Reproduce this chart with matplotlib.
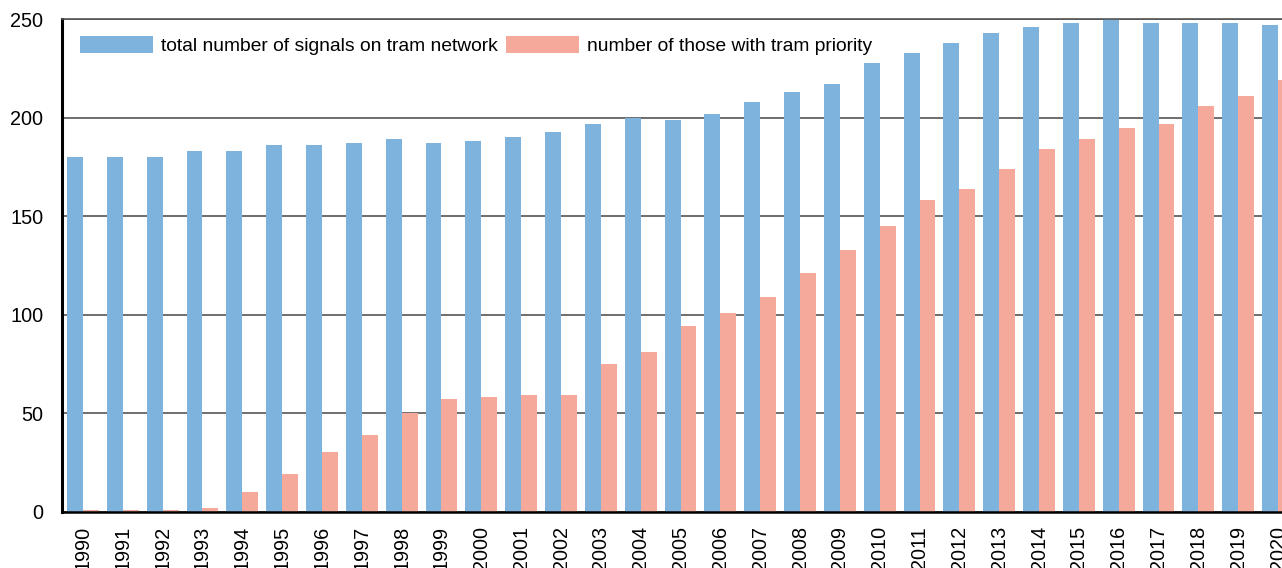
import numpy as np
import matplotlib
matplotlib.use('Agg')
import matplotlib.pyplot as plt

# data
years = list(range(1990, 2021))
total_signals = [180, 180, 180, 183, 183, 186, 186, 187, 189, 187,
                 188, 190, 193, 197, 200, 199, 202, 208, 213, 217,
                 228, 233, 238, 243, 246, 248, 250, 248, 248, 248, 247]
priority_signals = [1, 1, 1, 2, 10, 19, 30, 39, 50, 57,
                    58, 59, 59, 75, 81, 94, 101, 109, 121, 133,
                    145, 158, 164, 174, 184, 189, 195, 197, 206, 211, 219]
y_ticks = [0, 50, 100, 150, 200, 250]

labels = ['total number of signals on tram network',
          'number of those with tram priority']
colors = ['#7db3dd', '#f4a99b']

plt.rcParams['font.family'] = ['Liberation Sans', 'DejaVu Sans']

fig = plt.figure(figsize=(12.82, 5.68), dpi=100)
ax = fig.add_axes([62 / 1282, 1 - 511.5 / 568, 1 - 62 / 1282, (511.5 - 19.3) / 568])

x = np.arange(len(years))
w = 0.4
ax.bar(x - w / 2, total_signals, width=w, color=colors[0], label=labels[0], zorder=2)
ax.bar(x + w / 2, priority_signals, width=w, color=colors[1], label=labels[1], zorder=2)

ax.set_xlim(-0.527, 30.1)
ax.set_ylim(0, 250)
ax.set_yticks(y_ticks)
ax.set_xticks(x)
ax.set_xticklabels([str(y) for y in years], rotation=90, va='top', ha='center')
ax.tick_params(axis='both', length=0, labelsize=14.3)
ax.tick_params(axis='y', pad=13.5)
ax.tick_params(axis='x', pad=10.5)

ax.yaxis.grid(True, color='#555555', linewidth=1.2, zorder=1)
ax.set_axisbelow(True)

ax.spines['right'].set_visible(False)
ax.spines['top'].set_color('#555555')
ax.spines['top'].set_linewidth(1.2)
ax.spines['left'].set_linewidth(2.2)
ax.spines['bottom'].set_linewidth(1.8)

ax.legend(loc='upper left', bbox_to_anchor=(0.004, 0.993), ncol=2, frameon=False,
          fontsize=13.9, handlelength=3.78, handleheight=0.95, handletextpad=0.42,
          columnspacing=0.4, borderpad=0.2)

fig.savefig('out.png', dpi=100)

--------------------------------------------------

## Objective
Copy nothing but the lines from the first one in the listing through the line with "plt.rcParams['font.family'] = ['Liberation", and omit the pictures.

## Expected output
Reproduce this chart with matplotlib.
import numpy as np
import matplotlib
matplotlib.use('Agg')
import matplotlib.pyplot as plt

# data
years = list(range(1990, 2021))
total_signals = [180, 180, 180, 183, 183, 186, 186, 187, 189, 187,
                 188, 190, 193, 197, 200, 199, 202, 208, 213, 217,
                 228, 233, 238, 243, 246, 248, 250, 248, 248, 248, 247]
priority_signals = [1, 1, 1, 2, 10, 19, 30, 39, 50, 57,
                    58, 59, 59, 75, 81, 94, 101, 109, 121, 133,
                    145, 158, 164, 174, 184, 189, 195, 197, 206, 211, 219]
y_ticks = [0, 50, 100, 150, 200, 250]

labels = ['total number of signals on tram network',
          'number of those with tram priority']
colors = ['#7db3dd', '#f4a99b']

plt.rcParams['font.family'] = ['Liberation Sans', 'DejaVu Sans']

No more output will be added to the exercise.